Mientras Shiroma giraba hacia su premeditada posición, mostraba una gran tensión y exceso de concentración. Una voz interior le decía, “Inicia tu ataque en el momento en que el sol ilumine sus ojos. ¿Porque este demonio está tan tranquilo? Tengo que vencerle en el primer ataque, con un hombre así no tendré una segunda oportunidad… “Soy más joven y más fuerte que él”. Su mente bullía con tanta actividad que repercutieron en la forma de moverse; se desplazaba como un robot. 

Shiroma, por fin, estaba a un paso de lograr que el sol iluminara la cara del maestro. Yara permanecía sin moverse con los brazos colgando y sin ninguna guardia ni tensión, lo cual le enervaba aún más y le hacía sentirse incómodo.

Como un relámpago, Shiroma dio su paso final, y solo entonces Yara levantó un sai. Fue la última cosa que recordó Shiroma.

 Este acontecimiento, lo contó Shiroma después con gran orgullo numerosas veces durante el resto de su vida: “En el momento cuando encontré la posición que estaba buscando, el Maestro levantó un solo sai y lo usó como un espejo, reflejando la luz del sol contra mis ojos y quedé cegado durante un instante. Me hizo víctima de mi propio juego. Mi trampa fracasó, y más tarde desperté en la puerta de la casa del Maestro con un fuerte dolor de cabeza y un chichón enorme”.

Shiroma permaneció después durante muchos años con el Maestro Yara. Lo tenía todo, fuerza, agilidad, vocación, pero pensaba demasiado y esto era la razón de sus desequilibrios físicos y psíquicos. La impaciencia le hacía valorar en exceso el tiempo y esta circunstancia le agarrotaba. Comprendió aquella antigua máxima del viejo Maestro chino Wong: “el tiempo es importante para los seres que no tienen paciencia”. Con los años se calmó.

Durante los años siguientes, la historia de Yara pertenece al misterio. Parece ser que el resto de su vida lo dedicó a dar clases de arte marcial secretamente a alumnos muy escogidos. Vivió del arte de la caligrafía y la traducción.

Yara no se dedicó, como lo hicieron otros maestros posteriores, a crear escuelas y propagar sus descubrimientos, pero dejo hasta nuestros días las katas de Bo y Sai denominadas: Chatan-Yara bo kata y la Chatan-Yara sai kata.

Estos katas, para el Bo y los Sais representan un aspecto único en el conjunto de técnicas de lucha okinawenses, esto es, introducir, mientras se usan las armas, las manos vacías como en las técnicas del karate.

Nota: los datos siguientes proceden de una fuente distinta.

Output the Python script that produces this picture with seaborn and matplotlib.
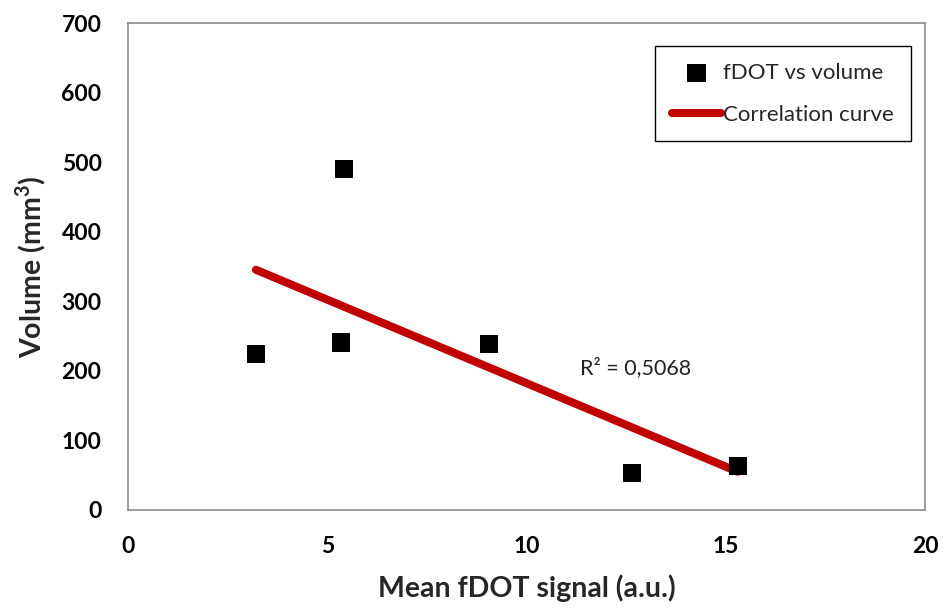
import numpy as np
import pandas as pd
import matplotlib
matplotlib.use("Agg")
import matplotlib.pyplot as plt
import seaborn as sns

# Data
signal = [3.21, 5.42, 5.35, 9.06, 12.65, 15.30]
volume = [224, 490, 241, 239, 53, 63]
x_ticks = [0, 5, 10, 15, 20]
y_ticks = [0, 100, 200, 300, 400, 500, 600, 700]
r2_text = "R² = 0,5068"

df = pd.DataFrame({"signal": signal, "volume": volume})

sns.set_theme(style="white")
plt.rcParams["font.family"] = ["Lato", "DejaVu Sans"]

fig = plt.figure(figsize=(9.44, 6.08), dpi=100)
ax = fig.add_axes([128 / 944, 1 - 510 / 608, (925 - 128) / 944, (510 - 23) / 608])

sns.scatterplot(data=df, x="signal", y="volume", ax=ax, marker="s", s=175,
                color="black", edgecolor="none", label="fDOT vs volume", zorder=3)
sns.regplot(data=df, x="signal", y="volume", ax=ax, scatter=False, ci=None,
            truncate=True, color="#C00000",
            line_kws={"linewidth": 5.8, "solid_capstyle": "round", "zorder": 2},
            label="Correlation curve")

ax.set_xlim(0, 20)
ax.set_ylim(0, 700)
ax.set_xticks(x_ticks)
ax.set_yticks(y_ticks)
ax.tick_params(axis="both", length=0, labelsize=16.5, colors="black")
ax.tick_params(axis="x", pad=19)
ax.tick_params(axis="y", pad=19)
for lab in ax.get_xticklabels() + ax.get_yticklabels():
    lab.set_fontweight("bold")

for sp in ax.spines.values():
    sp.set_color("#8c8c8c")
    sp.set_linewidth(1.2)

ax.set_xlabel("Mean fDOT signal (a.u.)", fontsize=20.5, fontweight="bold", labelpad=12)
ax.set_ylabel("Volume (mm$^\\mathregular{3}$)", fontsize=20.5, fontweight="bold", labelpad=10)

ax.text(11.35, 204, r2_text, fontsize=15.5, va="center", ha="left", color="#222222")

leg = ax.legend(loc="upper right", bbox_to_anchor=(0.982, 0.953), fontsize=16,
                frameon=True, fancybox=False, edgecolor="black", framealpha=1,
                handlelength=2.2, handletextpad=0.1, labelspacing=1.0,
                borderpad=0.75, borderaxespad=0, markerscale=1.0)
leg.get_frame().set_linewidth(1.0)

fig.savefig("out.png", dpi=100)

Este Gran Maestro quedó en las arenas del olvido. De él no se sabe apenas nada, ni dónde está su tumba, pero su grandeza y su humildad llegaron hasta nuestros días por el suceso de dos acontecimientos que en aquellos tiempos eran muy comunes: un reto a muerte contra un peligroso ronin vagabundo y delincuente; y un reto contra un joven equivocado por la mala instrucción recibida de un maestro bebedor. Pudo alcanzar la gloria en vida, pero prefirió el silencio. Así, podemos ver cómo a veces la sencillez y la humildad del silencio pueden vencer la arrogancia y la prepotencia de los que hacen mucho ruido en el tiempo.

 Nunca sabremos si una frase o una acción realizada en un determinado momento han tenido eco o caerá en el olvido, lo importante es hacerla sin pensar en la posible repercusión futura. Las Artes Marciales, si son aprendidas por las sensaciones del AQUÍ Y AHORA, del estado de presencia total, siempre producirán acciones justas en equilibrio con la situación que este sucediendo en cada momento. La ética es el Arte del buen vivir y no se puede vivir nada que no este en el presente. Cuanto más justo y respetuoso seas con los demás, más justos y respetuosos serán contigo. Así se deben enseñar y practicar las Artes Marciales, por eso, se debe entrenar con el espíritu abierto y el corazón entregado en todo momento.

“Si quieres estar en armonía con tu amor o con tu lucha, aprende a reaccionar rápido. No dejes que tu supuesta experiencia vital o tus conocimientos técnicos, te transformen en una máquina: usa esta experiencia para escuchar siempre “la voz del corazón”. Aunque no estés de acuerdo con lo que esta voz está diciendo, respétala y sigue sus consejos: ella sabe cuál es el mejor momento para actuar y el mejor para evitar la acción incorrecta.”